What is required: Among the entries below, which lines run from the line with "Write the React, TypeScript" through the line with "const yStep = 5;"? Retype those, both ends included, exactly and without pictures.

## begin The data

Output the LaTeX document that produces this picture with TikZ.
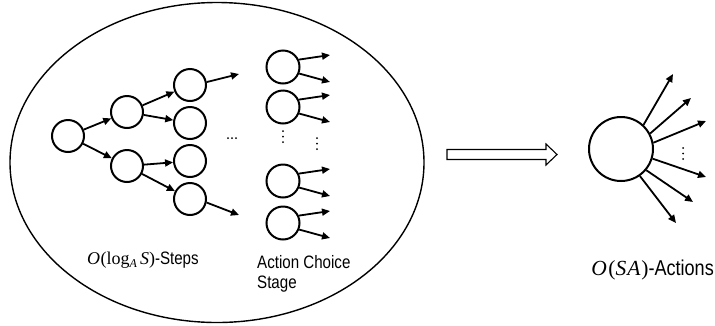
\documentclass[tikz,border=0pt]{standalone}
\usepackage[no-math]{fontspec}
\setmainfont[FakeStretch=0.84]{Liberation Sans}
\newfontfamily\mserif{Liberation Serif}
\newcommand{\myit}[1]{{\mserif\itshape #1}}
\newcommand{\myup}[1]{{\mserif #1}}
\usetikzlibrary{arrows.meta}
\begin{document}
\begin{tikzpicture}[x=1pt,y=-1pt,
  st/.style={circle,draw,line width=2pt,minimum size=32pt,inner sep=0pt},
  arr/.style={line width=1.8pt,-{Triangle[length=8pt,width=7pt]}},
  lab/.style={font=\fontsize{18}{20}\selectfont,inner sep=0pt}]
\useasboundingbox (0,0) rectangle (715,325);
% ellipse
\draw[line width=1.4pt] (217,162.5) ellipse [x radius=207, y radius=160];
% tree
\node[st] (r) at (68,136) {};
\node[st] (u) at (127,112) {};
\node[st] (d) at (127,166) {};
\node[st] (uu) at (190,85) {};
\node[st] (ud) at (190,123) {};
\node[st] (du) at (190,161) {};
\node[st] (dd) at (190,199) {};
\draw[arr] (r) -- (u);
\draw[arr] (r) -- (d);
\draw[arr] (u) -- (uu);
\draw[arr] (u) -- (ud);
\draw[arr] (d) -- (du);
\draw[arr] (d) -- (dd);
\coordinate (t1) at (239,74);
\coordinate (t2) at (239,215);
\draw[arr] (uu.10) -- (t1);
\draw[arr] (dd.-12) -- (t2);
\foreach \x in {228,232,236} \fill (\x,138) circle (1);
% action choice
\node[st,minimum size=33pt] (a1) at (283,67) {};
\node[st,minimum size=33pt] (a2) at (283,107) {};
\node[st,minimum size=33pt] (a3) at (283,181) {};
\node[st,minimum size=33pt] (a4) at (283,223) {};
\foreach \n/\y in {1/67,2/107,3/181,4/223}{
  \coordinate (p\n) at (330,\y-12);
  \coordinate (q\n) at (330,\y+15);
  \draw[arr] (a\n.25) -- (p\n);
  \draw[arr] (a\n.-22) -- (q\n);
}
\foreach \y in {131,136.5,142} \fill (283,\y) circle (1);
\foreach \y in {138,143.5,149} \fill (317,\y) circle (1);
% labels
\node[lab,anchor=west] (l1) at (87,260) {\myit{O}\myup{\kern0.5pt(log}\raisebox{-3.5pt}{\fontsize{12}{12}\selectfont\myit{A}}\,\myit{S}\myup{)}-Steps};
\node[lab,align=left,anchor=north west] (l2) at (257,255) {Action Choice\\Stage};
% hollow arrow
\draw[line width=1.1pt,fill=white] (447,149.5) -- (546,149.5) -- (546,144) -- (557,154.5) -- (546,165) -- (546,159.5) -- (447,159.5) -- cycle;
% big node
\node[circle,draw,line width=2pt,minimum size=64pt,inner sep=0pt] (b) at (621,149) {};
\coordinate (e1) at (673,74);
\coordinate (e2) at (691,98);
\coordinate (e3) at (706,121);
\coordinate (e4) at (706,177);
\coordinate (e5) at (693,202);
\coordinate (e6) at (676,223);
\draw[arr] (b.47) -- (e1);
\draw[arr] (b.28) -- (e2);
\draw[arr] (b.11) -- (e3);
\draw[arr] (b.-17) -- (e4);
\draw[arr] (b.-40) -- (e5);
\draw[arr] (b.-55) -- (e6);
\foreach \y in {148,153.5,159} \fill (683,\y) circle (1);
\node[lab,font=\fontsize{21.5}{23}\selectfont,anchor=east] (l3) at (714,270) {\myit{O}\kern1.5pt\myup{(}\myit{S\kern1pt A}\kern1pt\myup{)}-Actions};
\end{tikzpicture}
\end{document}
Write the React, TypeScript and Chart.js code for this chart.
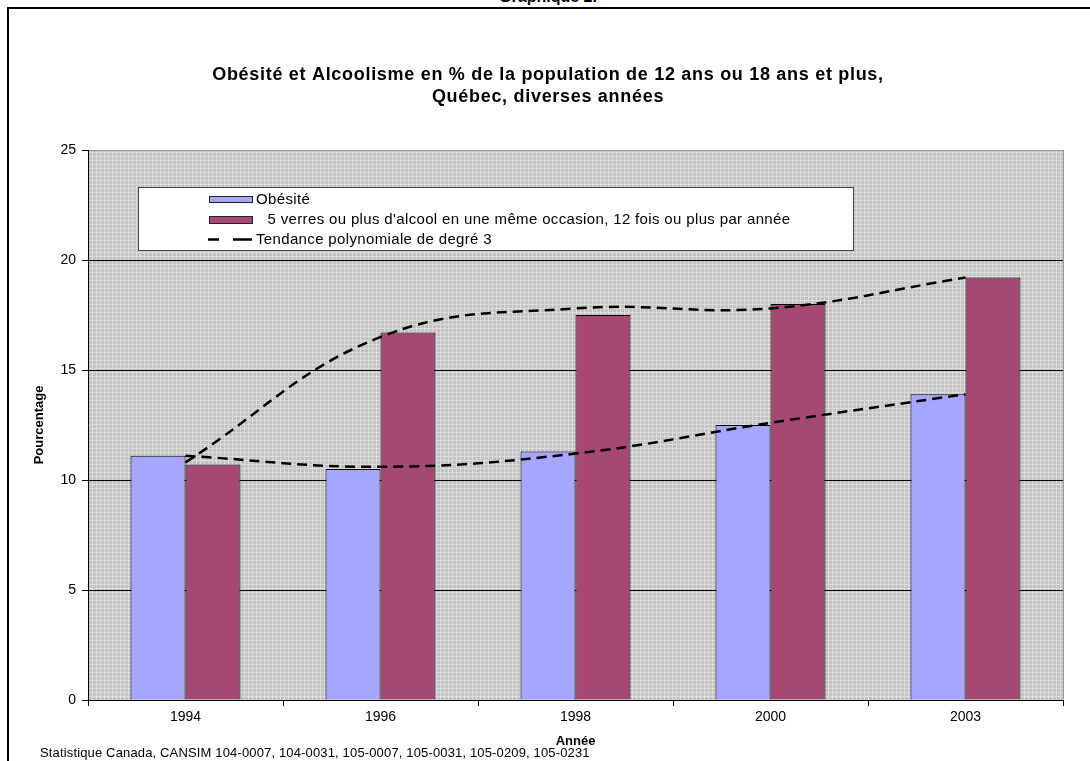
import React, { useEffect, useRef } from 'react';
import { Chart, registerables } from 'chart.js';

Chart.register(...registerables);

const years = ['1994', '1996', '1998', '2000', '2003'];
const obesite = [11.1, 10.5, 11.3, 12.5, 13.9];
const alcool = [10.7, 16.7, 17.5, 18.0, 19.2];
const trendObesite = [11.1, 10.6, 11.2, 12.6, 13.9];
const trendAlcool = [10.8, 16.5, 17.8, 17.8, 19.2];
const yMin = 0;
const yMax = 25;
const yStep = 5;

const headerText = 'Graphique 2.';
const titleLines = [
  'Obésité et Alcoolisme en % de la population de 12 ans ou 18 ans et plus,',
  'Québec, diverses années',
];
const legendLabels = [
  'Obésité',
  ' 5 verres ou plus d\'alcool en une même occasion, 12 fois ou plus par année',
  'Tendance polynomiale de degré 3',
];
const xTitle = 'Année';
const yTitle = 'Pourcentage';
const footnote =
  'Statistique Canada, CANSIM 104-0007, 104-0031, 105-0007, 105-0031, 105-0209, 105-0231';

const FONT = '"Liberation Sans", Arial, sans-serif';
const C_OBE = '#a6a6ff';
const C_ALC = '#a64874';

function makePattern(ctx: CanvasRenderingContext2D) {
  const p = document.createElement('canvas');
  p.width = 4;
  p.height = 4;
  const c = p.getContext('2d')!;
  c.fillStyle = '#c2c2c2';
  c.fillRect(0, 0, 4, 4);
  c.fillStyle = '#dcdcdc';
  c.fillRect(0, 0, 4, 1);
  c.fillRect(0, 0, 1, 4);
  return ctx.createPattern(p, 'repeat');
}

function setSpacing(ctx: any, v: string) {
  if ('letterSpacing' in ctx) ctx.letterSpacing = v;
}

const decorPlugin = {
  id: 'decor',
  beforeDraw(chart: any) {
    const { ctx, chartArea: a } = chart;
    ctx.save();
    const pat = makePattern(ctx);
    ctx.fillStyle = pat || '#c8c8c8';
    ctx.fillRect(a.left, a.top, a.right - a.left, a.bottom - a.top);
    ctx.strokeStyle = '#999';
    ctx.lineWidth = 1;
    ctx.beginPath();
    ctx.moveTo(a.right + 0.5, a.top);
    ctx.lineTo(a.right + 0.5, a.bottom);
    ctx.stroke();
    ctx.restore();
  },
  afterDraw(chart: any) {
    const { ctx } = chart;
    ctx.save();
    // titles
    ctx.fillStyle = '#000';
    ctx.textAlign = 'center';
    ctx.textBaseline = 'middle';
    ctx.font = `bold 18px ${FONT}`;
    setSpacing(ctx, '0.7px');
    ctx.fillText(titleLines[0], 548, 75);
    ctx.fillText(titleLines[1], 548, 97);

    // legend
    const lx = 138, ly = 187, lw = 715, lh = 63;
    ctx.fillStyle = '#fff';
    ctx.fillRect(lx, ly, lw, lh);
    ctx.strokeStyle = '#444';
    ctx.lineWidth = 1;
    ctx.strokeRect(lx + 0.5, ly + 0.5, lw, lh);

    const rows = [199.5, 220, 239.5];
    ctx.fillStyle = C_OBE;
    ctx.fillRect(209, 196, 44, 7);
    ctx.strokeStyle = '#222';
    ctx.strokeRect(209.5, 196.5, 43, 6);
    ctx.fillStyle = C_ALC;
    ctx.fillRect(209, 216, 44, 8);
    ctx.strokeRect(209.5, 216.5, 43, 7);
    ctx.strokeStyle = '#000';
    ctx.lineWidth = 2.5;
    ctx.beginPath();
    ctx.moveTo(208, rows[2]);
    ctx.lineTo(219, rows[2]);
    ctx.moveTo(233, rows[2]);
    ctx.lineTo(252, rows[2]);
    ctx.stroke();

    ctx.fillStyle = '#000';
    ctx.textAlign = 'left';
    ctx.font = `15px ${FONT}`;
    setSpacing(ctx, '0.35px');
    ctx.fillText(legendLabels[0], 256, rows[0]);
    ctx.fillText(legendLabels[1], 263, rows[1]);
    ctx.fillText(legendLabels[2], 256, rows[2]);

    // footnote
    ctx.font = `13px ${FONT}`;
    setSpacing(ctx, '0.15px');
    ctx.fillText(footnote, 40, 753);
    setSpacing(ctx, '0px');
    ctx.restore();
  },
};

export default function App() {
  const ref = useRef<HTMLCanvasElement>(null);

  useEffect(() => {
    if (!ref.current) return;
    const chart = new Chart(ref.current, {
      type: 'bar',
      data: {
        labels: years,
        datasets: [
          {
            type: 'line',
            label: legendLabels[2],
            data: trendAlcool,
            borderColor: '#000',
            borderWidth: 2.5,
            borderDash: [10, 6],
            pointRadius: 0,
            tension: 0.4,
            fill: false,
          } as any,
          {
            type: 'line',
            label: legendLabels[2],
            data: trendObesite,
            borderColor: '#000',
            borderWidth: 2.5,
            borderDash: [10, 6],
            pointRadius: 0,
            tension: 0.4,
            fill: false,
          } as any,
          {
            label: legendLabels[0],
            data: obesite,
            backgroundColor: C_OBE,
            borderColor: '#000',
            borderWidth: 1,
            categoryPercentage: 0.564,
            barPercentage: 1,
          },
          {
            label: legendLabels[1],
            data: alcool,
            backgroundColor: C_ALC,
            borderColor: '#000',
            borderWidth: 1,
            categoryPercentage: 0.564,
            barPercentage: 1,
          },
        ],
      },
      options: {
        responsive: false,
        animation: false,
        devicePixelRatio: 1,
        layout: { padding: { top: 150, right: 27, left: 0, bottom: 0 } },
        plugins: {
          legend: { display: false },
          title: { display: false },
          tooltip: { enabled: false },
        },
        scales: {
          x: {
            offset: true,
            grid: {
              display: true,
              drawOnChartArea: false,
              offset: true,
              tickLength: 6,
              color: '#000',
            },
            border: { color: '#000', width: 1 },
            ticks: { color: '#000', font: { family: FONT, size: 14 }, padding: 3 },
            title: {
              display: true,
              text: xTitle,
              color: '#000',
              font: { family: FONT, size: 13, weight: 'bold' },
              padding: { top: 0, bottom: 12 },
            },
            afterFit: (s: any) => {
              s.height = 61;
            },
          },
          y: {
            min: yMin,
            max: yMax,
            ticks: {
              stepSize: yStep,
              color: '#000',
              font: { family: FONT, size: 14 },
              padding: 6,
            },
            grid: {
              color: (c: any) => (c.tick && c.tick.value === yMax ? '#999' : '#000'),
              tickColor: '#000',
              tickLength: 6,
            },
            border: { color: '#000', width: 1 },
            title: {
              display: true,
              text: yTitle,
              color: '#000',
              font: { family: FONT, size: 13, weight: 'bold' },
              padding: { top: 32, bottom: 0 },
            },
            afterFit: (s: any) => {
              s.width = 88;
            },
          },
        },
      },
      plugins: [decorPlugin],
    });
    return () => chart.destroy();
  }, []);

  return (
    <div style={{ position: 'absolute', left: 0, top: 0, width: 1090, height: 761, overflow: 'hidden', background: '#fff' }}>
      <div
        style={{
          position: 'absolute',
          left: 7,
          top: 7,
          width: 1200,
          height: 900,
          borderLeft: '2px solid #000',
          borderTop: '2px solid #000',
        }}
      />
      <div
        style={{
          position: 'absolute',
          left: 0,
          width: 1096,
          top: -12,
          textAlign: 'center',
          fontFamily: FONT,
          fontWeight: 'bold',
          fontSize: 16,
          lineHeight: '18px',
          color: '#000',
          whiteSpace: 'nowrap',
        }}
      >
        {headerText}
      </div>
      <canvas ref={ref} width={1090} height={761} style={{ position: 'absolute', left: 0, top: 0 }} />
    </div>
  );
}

## end The data

Task solution:
Write the React, TypeScript and Chart.js code for this chart.
import React, { useEffect, useRef } from 'react';
import { Chart, registerables } from 'chart.js';

Chart.register(...registerables);

const years = ['1994', '1996', '1998', '2000', '2003'];
const obesite = [11.1, 10.5, 11.3, 12.5, 13.9];
const alcool = [10.7, 16.7, 17.5, 18.0, 19.2];
const trendObesite = [11.1, 10.6, 11.2, 12.6, 13.9];
const trendAlcool = [10.8, 16.5, 17.8, 17.8, 19.2];
const yMin = 0;
const yMax = 25;
const yStep = 5;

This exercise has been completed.